Izdeglavje (Издеглавје) is a village in the municipality of Debarca, North Macedonia. It used to be part of the former municipality of Belčišta.

==History==
Izdeglavje is home to three medieval archaeological sites: Manastirište, Zglavinica, and Saint Demetrius.

A locality in the village bears the name Arbajnca, stemming from the old South Slavic ethnonym for Albanian and the Slavic suffix ica, suggesting direct linguistic contact with Albanians or the former presence of an assimilated Albanian community.

Per Vasil Kanchov, Izdeglavje in 1900 had 220 residents, all Bulgarian Christians. In 1905, Dimitar Mishev recorded 224 Bulgarian Exharchist residents.
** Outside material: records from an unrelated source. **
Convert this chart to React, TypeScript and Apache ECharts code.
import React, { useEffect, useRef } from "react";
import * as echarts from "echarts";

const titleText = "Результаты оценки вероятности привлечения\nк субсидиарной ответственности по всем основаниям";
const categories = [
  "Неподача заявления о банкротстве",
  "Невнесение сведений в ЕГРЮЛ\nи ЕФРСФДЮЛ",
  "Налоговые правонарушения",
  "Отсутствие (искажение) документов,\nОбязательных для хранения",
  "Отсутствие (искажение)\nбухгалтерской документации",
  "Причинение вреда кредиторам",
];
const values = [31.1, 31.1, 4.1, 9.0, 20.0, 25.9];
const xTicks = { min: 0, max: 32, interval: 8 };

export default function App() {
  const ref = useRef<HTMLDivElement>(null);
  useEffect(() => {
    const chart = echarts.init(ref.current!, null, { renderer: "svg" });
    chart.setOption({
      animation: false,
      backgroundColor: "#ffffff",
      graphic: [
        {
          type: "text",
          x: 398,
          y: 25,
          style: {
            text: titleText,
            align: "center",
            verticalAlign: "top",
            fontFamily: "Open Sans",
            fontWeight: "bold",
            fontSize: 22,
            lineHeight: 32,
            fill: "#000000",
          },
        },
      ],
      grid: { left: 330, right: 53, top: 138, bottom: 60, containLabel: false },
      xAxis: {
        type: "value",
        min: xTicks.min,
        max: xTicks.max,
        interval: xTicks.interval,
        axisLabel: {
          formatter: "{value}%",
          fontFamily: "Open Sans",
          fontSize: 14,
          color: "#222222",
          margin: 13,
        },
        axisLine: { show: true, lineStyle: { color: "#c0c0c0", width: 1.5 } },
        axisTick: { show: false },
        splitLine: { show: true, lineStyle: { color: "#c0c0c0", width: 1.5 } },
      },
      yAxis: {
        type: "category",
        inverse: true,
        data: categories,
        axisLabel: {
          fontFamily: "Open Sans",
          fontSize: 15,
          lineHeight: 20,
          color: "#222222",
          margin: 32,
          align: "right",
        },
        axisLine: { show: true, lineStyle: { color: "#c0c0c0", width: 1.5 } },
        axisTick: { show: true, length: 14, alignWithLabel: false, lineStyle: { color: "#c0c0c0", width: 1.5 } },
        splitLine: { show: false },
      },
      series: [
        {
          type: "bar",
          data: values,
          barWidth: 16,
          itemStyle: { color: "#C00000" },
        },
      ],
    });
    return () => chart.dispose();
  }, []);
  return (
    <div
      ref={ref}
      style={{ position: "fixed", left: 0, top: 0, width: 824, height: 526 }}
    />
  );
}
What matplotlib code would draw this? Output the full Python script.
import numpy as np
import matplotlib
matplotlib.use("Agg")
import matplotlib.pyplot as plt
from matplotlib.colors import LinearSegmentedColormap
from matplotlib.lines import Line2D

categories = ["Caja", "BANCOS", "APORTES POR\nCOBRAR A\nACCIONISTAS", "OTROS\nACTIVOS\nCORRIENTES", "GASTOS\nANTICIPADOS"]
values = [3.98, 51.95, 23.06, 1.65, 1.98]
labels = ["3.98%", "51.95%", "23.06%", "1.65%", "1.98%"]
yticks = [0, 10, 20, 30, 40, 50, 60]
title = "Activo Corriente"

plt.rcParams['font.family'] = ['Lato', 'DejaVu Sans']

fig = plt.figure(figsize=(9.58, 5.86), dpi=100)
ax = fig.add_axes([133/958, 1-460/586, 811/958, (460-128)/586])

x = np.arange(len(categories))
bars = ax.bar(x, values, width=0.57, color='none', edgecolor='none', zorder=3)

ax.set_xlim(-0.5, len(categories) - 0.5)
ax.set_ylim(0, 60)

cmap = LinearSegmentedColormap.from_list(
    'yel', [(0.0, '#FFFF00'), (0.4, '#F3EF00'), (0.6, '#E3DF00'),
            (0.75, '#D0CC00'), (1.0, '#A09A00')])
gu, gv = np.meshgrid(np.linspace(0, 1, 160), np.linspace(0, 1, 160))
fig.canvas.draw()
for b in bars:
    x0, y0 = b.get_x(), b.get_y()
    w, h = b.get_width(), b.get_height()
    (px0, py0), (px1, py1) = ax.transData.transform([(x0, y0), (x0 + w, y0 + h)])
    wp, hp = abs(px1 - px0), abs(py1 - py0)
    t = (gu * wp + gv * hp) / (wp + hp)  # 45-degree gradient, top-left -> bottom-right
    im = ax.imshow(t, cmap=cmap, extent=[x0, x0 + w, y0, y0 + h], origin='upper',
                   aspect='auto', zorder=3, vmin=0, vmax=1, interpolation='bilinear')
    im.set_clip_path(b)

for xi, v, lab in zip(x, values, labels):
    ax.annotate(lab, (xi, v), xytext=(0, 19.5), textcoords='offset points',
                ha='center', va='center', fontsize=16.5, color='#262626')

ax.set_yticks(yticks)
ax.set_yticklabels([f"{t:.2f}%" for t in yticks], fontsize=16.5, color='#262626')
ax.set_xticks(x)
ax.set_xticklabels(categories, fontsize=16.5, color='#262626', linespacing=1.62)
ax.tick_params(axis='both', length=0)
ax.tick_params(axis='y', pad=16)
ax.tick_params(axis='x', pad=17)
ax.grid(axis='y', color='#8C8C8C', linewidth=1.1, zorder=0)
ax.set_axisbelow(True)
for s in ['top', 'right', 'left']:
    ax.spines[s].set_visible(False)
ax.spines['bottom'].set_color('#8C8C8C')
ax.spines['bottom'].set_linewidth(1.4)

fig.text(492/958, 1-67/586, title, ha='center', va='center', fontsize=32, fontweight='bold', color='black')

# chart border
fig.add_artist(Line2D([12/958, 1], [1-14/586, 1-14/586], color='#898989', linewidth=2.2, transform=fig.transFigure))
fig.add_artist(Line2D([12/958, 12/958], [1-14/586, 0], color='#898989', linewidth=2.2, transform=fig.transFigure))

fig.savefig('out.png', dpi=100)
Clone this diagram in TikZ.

On 21 October 1943, the First Priesthood Council was organised in Izdeglavje, where the decision to rebuild the Ohrid Archdiocese as the Macedonian Orthodox Church was decided.

==Demographics==
According to the 2002 census, the village had a total of 136 inhabitants. Ethnic groups in the village include:

- Macedonians 136
- Other 3

==Culture==
===Churches===
The main church of the village is the Church of Saint Demetrius, built in the 20th century. The Church of Saint Nicholas is listed as a cultural landmark.